Nach Ansicht der Experten verstärken sich globale Erwärmung und Wüstenbildung gegenseitig. Nach den jüngsten Daten des Weltklimarats IPCC wird der Klimawandel die Trockengebiete in den nächsten Jahren um 11 Prozent vergrößern. Nach aktuellen Schätzungen enthalten Böden in Trockengebieten aber über 25 Prozent des weltweit gespeicherten Kohlendioxids. Wenn sie sich verschlechtern, können sie ihn nicht mehr binden. Schon jetzt gehen rund 4 Prozent der jährlichen CO2-Emissionen auf ihr Konto.

Der UNCCD gehören alle UN-Mitgliedstaaten an. Sie ist das weltweit einzige internationale Abkommen, das auf den Schutz und Erhalt des Bodens und seiner Fruchtbarkeit abzielt. Auf dem Erdgipfel 1992 in Rio de Janeiro ins Leben gerufen, hat sie es dennoch bis heute nicht geschafft, aus dem Schatten der anderen dort beschlossenen Konventionen - etwa zu Biodiversität und Klima - herauszukommen.

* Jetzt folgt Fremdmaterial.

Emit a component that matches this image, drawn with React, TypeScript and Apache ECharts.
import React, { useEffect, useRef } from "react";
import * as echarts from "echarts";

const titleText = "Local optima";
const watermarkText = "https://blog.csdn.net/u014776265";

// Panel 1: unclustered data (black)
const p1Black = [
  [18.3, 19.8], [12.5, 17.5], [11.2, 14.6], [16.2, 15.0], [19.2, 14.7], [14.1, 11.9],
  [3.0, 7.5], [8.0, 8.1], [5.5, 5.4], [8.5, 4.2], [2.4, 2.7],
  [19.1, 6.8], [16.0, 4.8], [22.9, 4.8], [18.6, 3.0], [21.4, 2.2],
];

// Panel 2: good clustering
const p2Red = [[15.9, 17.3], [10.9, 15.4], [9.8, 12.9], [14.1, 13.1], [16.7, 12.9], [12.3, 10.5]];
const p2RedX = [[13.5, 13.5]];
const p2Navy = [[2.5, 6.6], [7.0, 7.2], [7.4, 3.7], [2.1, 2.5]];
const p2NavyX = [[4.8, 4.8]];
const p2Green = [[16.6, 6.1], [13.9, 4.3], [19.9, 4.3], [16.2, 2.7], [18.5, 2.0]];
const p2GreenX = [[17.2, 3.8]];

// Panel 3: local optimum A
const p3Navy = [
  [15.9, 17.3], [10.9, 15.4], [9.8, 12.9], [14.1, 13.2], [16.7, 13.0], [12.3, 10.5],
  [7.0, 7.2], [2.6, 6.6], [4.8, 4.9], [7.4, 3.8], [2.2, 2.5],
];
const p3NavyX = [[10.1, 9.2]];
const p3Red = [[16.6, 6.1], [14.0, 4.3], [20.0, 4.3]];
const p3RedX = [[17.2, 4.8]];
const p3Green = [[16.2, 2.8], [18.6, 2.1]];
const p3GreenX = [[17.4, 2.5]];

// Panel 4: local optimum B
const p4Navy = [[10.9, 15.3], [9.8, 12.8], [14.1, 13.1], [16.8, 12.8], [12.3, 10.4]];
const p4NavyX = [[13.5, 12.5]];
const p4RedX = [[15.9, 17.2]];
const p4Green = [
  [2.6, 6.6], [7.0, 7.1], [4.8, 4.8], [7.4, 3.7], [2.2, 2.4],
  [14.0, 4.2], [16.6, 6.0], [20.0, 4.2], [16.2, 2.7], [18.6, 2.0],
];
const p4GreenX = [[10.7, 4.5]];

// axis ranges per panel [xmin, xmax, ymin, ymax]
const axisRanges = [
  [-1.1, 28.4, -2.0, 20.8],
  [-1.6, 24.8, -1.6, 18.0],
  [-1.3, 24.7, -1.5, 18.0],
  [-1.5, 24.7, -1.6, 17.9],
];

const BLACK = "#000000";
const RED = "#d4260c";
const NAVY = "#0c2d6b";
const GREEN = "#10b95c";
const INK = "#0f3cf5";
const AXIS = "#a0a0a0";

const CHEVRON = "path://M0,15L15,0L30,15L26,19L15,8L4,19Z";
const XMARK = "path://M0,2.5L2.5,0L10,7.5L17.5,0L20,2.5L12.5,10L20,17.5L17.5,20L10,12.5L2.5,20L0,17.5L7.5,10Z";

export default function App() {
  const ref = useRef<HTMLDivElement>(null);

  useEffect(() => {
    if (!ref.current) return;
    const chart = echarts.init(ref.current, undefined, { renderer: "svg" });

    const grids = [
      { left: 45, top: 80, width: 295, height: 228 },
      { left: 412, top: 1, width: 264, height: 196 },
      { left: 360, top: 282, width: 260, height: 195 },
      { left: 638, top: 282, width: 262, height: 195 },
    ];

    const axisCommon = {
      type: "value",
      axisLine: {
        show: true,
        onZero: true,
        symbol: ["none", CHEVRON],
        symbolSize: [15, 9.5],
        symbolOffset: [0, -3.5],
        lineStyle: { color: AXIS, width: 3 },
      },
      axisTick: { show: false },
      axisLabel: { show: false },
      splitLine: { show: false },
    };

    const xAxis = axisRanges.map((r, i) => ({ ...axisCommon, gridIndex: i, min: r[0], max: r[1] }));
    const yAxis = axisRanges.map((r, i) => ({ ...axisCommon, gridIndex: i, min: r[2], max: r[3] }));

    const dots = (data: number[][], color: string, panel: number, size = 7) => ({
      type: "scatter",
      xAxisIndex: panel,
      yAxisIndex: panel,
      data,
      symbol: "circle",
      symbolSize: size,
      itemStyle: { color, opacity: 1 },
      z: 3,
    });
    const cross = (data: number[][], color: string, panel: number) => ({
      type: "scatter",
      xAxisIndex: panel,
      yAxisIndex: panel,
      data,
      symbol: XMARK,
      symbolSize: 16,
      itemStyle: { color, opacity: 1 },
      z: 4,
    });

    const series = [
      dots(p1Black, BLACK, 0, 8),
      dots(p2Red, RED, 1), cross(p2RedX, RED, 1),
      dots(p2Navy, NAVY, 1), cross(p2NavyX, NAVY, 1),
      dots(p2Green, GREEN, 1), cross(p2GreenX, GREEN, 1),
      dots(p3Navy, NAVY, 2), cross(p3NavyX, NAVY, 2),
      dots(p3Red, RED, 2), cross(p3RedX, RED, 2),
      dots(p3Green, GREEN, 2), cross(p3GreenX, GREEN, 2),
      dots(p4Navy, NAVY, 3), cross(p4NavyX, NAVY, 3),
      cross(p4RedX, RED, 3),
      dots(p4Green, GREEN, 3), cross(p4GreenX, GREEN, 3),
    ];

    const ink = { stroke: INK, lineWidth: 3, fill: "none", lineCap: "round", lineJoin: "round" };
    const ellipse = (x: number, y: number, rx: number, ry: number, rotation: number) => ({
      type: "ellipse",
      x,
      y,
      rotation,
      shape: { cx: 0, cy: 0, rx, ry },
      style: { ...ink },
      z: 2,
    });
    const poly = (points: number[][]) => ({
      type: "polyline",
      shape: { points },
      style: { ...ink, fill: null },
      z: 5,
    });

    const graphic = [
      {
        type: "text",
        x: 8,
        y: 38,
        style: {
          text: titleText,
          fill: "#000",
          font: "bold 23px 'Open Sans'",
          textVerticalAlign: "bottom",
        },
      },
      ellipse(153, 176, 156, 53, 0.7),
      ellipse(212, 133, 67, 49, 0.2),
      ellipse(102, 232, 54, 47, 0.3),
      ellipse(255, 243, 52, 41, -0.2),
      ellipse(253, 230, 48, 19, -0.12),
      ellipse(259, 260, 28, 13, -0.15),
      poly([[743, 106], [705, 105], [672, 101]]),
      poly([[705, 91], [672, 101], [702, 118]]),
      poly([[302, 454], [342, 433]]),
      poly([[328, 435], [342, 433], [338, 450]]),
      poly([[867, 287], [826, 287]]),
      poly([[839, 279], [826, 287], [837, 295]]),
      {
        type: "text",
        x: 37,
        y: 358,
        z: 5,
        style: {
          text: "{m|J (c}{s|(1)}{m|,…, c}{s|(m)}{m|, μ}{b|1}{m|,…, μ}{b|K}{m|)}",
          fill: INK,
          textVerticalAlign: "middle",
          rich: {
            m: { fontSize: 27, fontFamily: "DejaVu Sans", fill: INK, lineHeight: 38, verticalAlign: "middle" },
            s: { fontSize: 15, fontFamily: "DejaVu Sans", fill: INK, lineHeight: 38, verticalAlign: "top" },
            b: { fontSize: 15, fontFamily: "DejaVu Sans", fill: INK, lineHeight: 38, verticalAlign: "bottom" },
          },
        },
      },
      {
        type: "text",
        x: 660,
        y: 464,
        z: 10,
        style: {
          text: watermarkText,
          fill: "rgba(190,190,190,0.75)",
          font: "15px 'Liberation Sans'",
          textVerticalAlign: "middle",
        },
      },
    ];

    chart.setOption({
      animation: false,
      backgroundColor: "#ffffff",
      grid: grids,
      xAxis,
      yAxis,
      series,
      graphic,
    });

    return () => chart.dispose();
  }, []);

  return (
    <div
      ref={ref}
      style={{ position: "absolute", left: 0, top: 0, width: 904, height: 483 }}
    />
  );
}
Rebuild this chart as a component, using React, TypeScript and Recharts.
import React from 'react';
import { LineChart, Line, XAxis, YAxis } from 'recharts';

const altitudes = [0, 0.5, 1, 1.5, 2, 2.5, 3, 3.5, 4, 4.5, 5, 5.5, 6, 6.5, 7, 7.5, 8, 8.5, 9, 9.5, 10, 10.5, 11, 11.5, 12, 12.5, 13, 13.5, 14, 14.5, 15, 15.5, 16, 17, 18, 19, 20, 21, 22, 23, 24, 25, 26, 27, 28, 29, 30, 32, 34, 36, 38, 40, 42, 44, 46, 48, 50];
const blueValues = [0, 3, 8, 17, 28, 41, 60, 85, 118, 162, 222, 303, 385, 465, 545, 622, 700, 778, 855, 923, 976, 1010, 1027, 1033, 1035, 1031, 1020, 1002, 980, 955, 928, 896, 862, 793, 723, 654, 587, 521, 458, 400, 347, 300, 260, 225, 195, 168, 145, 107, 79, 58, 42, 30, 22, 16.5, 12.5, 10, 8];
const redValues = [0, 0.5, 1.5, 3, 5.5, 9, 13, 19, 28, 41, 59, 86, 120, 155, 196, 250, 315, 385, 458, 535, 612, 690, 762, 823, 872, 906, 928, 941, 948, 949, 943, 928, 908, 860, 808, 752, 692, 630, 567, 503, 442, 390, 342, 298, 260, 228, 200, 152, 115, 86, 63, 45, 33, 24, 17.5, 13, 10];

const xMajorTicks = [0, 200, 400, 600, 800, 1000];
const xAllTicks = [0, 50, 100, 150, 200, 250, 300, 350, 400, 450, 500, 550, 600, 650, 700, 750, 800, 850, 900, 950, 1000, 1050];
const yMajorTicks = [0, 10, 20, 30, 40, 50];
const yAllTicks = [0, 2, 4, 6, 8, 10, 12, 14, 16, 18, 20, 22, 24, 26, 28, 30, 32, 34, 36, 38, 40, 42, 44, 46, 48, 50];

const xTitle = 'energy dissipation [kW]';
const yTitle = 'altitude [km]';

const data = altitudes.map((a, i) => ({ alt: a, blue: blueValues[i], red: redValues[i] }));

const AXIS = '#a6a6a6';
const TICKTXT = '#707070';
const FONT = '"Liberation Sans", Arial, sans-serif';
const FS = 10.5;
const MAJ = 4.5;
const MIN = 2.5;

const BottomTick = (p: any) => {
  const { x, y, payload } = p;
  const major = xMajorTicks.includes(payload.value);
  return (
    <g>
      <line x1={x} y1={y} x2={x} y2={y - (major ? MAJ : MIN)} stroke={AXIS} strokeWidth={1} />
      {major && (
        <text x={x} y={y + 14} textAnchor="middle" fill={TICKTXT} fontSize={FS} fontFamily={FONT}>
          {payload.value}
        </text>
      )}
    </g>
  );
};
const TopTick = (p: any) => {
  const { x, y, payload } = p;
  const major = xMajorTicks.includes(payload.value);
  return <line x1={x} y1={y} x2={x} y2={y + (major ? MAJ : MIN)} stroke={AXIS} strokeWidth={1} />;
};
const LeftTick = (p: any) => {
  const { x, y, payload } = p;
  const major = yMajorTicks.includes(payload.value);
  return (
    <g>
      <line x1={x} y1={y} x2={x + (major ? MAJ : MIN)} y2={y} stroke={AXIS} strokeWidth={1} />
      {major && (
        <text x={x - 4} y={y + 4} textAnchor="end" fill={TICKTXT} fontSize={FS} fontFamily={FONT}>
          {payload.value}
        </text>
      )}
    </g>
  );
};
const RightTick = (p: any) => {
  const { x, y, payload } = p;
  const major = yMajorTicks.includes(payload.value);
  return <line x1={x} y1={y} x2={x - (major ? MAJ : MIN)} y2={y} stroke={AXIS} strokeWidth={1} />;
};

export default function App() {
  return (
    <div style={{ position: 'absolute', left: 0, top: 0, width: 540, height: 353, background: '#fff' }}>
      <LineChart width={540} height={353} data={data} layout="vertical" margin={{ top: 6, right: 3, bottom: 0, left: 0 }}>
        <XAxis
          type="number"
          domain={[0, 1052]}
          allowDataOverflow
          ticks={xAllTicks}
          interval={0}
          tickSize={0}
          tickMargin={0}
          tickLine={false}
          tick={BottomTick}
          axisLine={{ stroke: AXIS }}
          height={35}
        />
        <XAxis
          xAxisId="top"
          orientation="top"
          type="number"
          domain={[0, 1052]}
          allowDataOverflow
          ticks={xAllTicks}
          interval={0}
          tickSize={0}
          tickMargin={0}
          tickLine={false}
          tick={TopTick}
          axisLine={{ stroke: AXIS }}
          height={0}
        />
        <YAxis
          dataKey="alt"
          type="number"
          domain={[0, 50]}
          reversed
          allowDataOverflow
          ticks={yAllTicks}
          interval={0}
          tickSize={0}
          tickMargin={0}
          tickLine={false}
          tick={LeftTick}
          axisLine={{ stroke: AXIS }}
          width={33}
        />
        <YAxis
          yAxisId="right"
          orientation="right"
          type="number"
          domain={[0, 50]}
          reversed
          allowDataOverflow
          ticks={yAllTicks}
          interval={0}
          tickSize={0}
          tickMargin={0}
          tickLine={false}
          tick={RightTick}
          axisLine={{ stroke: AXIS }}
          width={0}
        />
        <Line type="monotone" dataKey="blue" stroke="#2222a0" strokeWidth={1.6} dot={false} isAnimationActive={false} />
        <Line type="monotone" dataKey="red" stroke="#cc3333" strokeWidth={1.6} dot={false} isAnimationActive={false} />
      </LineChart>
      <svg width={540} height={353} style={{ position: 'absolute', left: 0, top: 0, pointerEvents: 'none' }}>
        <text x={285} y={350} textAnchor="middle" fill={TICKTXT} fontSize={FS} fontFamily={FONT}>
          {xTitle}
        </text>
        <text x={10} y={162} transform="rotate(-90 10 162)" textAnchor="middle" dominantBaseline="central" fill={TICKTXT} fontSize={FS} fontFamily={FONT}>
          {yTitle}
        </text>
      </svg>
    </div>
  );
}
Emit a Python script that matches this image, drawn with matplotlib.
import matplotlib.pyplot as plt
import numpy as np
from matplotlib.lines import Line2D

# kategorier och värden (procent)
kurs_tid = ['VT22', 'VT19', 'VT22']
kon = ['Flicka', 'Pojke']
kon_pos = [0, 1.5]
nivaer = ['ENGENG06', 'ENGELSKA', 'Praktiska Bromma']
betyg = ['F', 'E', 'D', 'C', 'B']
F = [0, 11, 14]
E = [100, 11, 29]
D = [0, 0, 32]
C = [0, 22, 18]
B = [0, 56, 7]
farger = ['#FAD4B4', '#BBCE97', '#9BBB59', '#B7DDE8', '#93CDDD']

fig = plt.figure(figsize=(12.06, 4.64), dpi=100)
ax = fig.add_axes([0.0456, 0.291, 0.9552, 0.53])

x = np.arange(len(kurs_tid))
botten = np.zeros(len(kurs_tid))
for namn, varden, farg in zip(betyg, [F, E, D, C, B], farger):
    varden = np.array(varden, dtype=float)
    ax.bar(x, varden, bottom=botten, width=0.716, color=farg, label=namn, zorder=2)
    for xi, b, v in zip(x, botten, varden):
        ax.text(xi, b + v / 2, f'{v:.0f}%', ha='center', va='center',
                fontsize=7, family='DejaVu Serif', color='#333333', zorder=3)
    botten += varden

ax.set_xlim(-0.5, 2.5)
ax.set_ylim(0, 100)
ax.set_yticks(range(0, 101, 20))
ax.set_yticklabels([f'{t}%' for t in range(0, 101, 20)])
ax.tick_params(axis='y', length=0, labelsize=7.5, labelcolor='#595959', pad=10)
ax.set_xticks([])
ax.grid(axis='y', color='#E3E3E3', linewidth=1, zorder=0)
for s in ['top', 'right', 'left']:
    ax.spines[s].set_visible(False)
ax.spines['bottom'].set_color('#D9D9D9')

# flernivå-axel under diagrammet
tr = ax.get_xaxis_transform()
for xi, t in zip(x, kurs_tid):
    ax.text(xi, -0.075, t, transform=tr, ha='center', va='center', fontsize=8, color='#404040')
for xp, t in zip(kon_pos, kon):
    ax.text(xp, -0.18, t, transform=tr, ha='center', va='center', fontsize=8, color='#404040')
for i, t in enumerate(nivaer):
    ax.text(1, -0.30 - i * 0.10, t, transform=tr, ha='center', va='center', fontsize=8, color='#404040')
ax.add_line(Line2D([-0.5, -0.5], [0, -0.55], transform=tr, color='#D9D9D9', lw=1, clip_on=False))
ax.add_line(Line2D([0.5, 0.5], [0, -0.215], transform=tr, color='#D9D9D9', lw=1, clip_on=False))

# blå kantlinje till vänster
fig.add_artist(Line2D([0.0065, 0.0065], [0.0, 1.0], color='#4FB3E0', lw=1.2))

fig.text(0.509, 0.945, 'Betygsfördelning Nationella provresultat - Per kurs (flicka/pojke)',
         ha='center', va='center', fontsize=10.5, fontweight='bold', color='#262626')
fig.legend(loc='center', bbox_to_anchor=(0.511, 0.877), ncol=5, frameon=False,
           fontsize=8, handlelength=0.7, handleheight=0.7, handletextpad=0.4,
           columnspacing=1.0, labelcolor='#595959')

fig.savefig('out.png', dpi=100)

Die UNCCD gilt noch immer als zahnlose Veranstaltung, deren Finanzhaushalt in den letzen Jahren sogar von 17 auf gut 14 Millionen Dollar gesunken ist. Mangelnde Effizienz und Kompetenzgerangel zwischen den Gremien gelten als Hauptgründe für den Stillstand. Zum Vergleich: Das UN-Klimasekretariat verfügt über 150 Millionen Dollar Haushaltsmittel.

15 Jahre hat es gedauert, bis sich die Mitglieder auf der Vorgängerkonferenz 2007 in Madrid auf einen Zehnjahresplan gegen sich ausbreitende Wüsten einigten. Der trat 2008 in Kraft, richtet sich aber auf die interne Ausgestaltung des Wüstenkonvention und nicht auf konkrete Maßnahmen vor Ort. In Buenos Aires soll nun einen Aktionsplan und dessen finanzielle Ausgestaltung beschlossen werden.

Konkrete Maßnahmen vor Ort sieht er jedoch ebenfalls nicht vor, das bleibt Sache der betroffenen Mitgliedstaaten. So beschäftigt sich die UNCCD in Buenos Aires trotz der deutlichen Mahnung vorwiegend mit sich, obwohl mehr als 800 Nichtregierungsorganisationen aus aller Welt bei dem Treffen akkreditiert sind. Patrice Burger von der französischen NGO Centre dáctions et de réalisations internationales kritisiert das: "Es geht hier mehr um Verfahren, Budgetfragen und die Organisation der einzelnen Gremien der Konvention. Aber es gibt keinerlei Diskussion darüber, wie viel Geld in lokale Aktionen investiert werden soll oder kann."

Für den Franzosen liegt ein Geburtsfehler der UNCCD schon in der Definition von Wüstenbildung, die von der UN-Konferenz als Verschlechterung und Schädigung von Böden unter dem Einfluss des Klimawandels betrachtet wird. Wüste bedeutet aber auch fehlende Ernährungssicherheit, soziale Instabilität und Migration. "Nach Schätzungen werden in den nächsten 50 Jahren rund 60 Millionen Menschen aus den afrikanischen Trockengebieten abwandern müssen", so Burger.